Space management in CoW file systems leverages shared extents for deduplication and handles overcommitment through delayed freeing of blocks. Blocks can be shared across files via reference counting, allowing identical data to occupy minimal space; for example, ZFS supports inline deduplication by hashing blocks and storing unique copies, while Btrfs uses extent reference counts in its B+tree to enable sharing without explicit dedup tools.[37][34] Overcommitment arises because space is reserved for new blocks during writes but old blocks are freed asynchronously after transaction commit, potentially leading to temporary space exhaustion if not monitored; both systems mitigate this with space maps and quotas to track free space in allocation groups or block groups.[35][34]
Snapshots and Versioning
In copy-on-write (CoW) filesystems, snapshots are created instantaneously by recording a metadata pointer to the current root of the filesystem's block tree, without copying any data at the time of creation. This approach leverages the CoW mechanism, where the snapshot references the existing blocks, allowing for near-zero initial storage overhead. For example, in ZFS, snapshots capture a read-only, point-in-time image of a dataset or volume using this pointer-based method, enabling rapid creation even for large filesystems.[38][39]
CoW facilitates versioning by retaining previous versions of blocks, allowing users to track and access file history non-destructively. Old block versions remain intact as new writes allocate fresh blocks, preserving the integrity of prior states for rollback or auditing. A prominent example is ZFS's send and receive features, which generate incremental backups by streaming differences between snapshots, transmitting only changed data since the last baseline snapshot to a remote system or file. This supports efficient, space-optimized versioning across storage environments.[40][41]
Snapshots maintain read/write consistency by designating them as read-only, while ongoing modifications to the live filesystem are diverted to new blocks via CoW, ensuring the snapshot reflects an unaltered view of the data at creation time. Reads from the snapshot access the original blocks, unaffected by subsequent changes, which provides reliable point-in-time recovery without interrupting operations. In ZFS, this separation is enforced through immutable snapshot metadata, preventing any writes from altering the captured state.[38][39]

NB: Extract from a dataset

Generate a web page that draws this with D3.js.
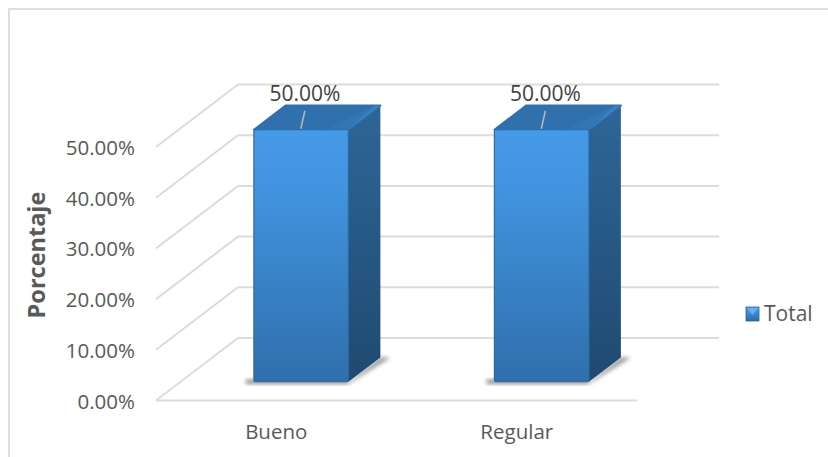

Despite these benefits, practical limitations arise from storage growth as retained versions accumulate unchanged blocks over time, potentially leading to increased disk usage if snapshots are not managed. Tools like Linux Logical Volume Manager (LVM) snapshots exemplify this, where CoW requires pre-allocating or dynamically extending snapshot storage (typically 10-30% of the origin volume), and exceeding capacity can invalidate the snapshot. In LVM, thick snapshots copy data on modification, growing proportionally to changes, while thin snapshots share a pool but still demand monitoring to avoid overflow.[42]